“Peace, Love & Ice Cream” is the motto of Ben & Jerry’s. All was sweet and good when they stuck to flavors like Phish Food and sponsored Free Cone Day. Happy cows and all that. Even conservatives could still love Chunky Monkey despite Ben Cohen and Jerry Greenfield having long mixed in their hippy-dippy Vermont lefty politics supporting this or opposing that. After all, even ice-cream salesmen have free speech.
But now they are acting, having signed on to the anti-Israel boycott, divest and sanction movement, ending all sales in “Occupied Palestinian Territory,” in which they’re including Jerusalem’s Jewish Quarter.

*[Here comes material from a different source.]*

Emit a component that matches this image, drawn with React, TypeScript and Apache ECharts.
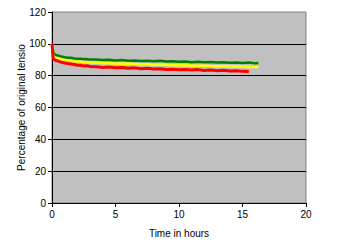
import React, { useEffect, useRef } from "react";
import * as echarts from "echarts";

const timesGY = [0, 0.1, 0.2, 0.3, 0.5, 0.75, 1, 1.25, 1.5, 1.75, 2, 2.25, 2.5, 2.75, 3, 3.5, 4, 4.5, 5, 5.5, 6, 6.5, 7, 7.5, 8, 8.5, 9, 9.5, 10, 10.5, 11, 11.5, 12, 12.5, 13, 13.5, 14, 14.5, 15, 15.5, 16, 16.25];
const timesR = [0, 0.1, 0.2, 0.3, 0.5, 0.75, 1, 1.25, 1.5, 1.75, 2, 2.25, 2.5, 2.75, 3, 3.5, 4, 4.5, 5, 5.5, 6, 6.5, 7, 7.5, 8, 8.5, 9, 9.5, 10, 10.5, 11, 11.5, 12, 12.5, 13, 13.5, 14, 14.5, 15, 15.5];
const greenValues = [100, 94.5, 93.5, 93, 92.6, 92, 91.6, 91.3, 91.2, 90.8, 90.6, 90.7, 90.3, 90.4, 90.1, 90.2, 89.9, 90.0, 89.6, 89.8, 89.4, 89.6, 89.2, 89.4, 89.0, 89.3, 88.9, 89.1, 88.7, 88.9, 88.5, 88.8, 88.4, 88.6, 88.2, 88.5, 88.1, 88.3, 88.0, 88.2, 87.8, 87.9];
const yellowValues = [100, 92.5, 91.8, 91.2, 90.8, 90.2, 89.9, 89.6, 89.3, 89.1, 88.9, 88.7, 88.6, 88.4, 88.3, 88.1, 88.0, 87.8, 87.7, 87.5, 87.6, 87.3, 87.1, 87.2, 86.9, 86.8, 86.9, 86.6, 86.5, 86.6, 86.3, 86.2, 86.3, 86.0, 85.9, 86.0, 85.8, 85.7, 85.8, 85.5, 85.4, 85.3];
const redValues = [100, 91, 90, 89.5, 89.2, 88.4, 88, 87.6, 87.3, 87.0, 86.6, 86.5, 86.1, 86.2, 85.8, 85.6, 85.2, 85.4, 85.0, 85.1, 84.7, 84.9, 84.4, 84.6, 84.2, 84.4, 83.9, 84.1, 83.7, 83.9, 83.5, 83.8, 83.3, 83.5, 83.1, 83.4, 82.9, 83.1, 82.7, 82.6];

const xTicks = [0, 5, 10, 15, 20];
const yTicks = [0, 20, 40, 60, 80, 100, 120];

const pairs = (t: number[], v: number[]) => t.map((x, i) => [x, v[i]]);

export default function App() {
  const ref = useRef<HTMLDivElement>(null);
  useEffect(() => {
    if (!ref.current) return;
    const chart = echarts.init(ref.current, null, { renderer: "svg" });
    const font = "Liberation Sans, Arial, sans-serif";
    chart.setOption({
      animation: false,
      textStyle: { fontFamily: font },
      grid: {
        left: 52,
        top: 12,
        right: 45,
        bottom: 49,
        show: true,
        backgroundColor: "#c0c0c0",
        borderColor: "#808080",
        borderWidth: 1,
      },
      xAxis: {
        type: "value",
        min: xTicks[0],
        max: xTicks[xTicks.length - 1],
        interval: 5,
        name: "Time in hours",
        nameLocation: "middle",
        nameGap: 25,
        nameMoveOverlap: false,
        nameTextStyle: { color: "#000", fontSize: 10, fontFamily: font },
        axisLine: { show: true, lineStyle: { color: "#000", width: 1 } },
        axisTick: { show: true, length: 4, lineStyle: { color: "#000" } },
        axisLabel: { color: "#000", fontSize: 10, margin: 6, fontFamily: font },
        splitLine: { show: false },
      },
      yAxis: {
        type: "value",
        min: yTicks[0],
        max: yTicks[yTicks.length - 1],
        interval: 20,
        name: "Percentage of original tensio",
        nameLocation: "middle",
        nameGap: 26,
        nameMoveOverlap: false,
        nameTextStyle: { color: "#000", fontSize: 10, fontFamily: font },
        axisLine: { show: true, lineStyle: { color: "#000", width: 1 } },
        axisTick: { show: true, length: 4, lineStyle: { color: "#000" } },
        axisLabel: { color: "#000", fontSize: 10, margin: 6, fontFamily: font },
        splitLine: { show: true, showMinLine: false, showMaxLine: false, lineStyle: { color: "#000", width: 1 } },
      },
      series: [
        { type: "line", data: pairs(timesGY, greenValues), showSymbol: false, lineStyle: { color: "#008000", width: 2.5 }, itemStyle: { color: "#008000" } },
        { type: "line", data: pairs(timesGY, yellowValues), showSymbol: false, lineStyle: { color: "#ffff00", width: 2.5 }, itemStyle: { color: "#ffff00" } },
        { type: "line", data: pairs(timesR, redValues), showSymbol: false, lineStyle: { color: "#ff0000", width: 3 }, itemStyle: { color: "#ff0000" } },
      ],
    });
    return () => chart.dispose();
  }, []);
  return <div ref={ref} style={{ width: 351, height: 252, position: "absolute", left: 0, top: 0 }} />;
}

The brand, a part of U.K.-based global giant Unilever, has dropped their Israeli distributor and says they are seeking a new one who will abide by their boycott of the West Bank and East Jerusalem. That’s not going to happen, so while the Holy Land will have milk and honey, it won’t have Chocolate Therapy. Very pleased are the BDS crowd, Israel-haters and assorted anti-Semites, but it’s an ice-cream headache for Unilever, despite its pledge to “remain fully committed to our presence in Israel, where we have invested in our people, brands and business for several decades.”
The Biden State Department has rightly reiterated its denunciation of BDS. American stores are yanking Ben & Jerry’s off of shelves. There are calls for bans in state after state, from Texas to Florida. New York State Comptroller Tom DiNapoli, the sole trustee of a pension fund with more than a quarter-trillion dollars in assets, has written to Unilever, with the financial warning that the conglomerate could be placed on the fund’s list of “companies participating in BDS activity.” No firm should want to be on that very naughty list.
DiNapoli, who likes ice cream as much as anyone, is right that Unilever’s Vermont subsidiary is moving into a bad place for its own bottom line. You play with boycotts, you might get boycotted. You play with fire, you might get burned — or frozen out.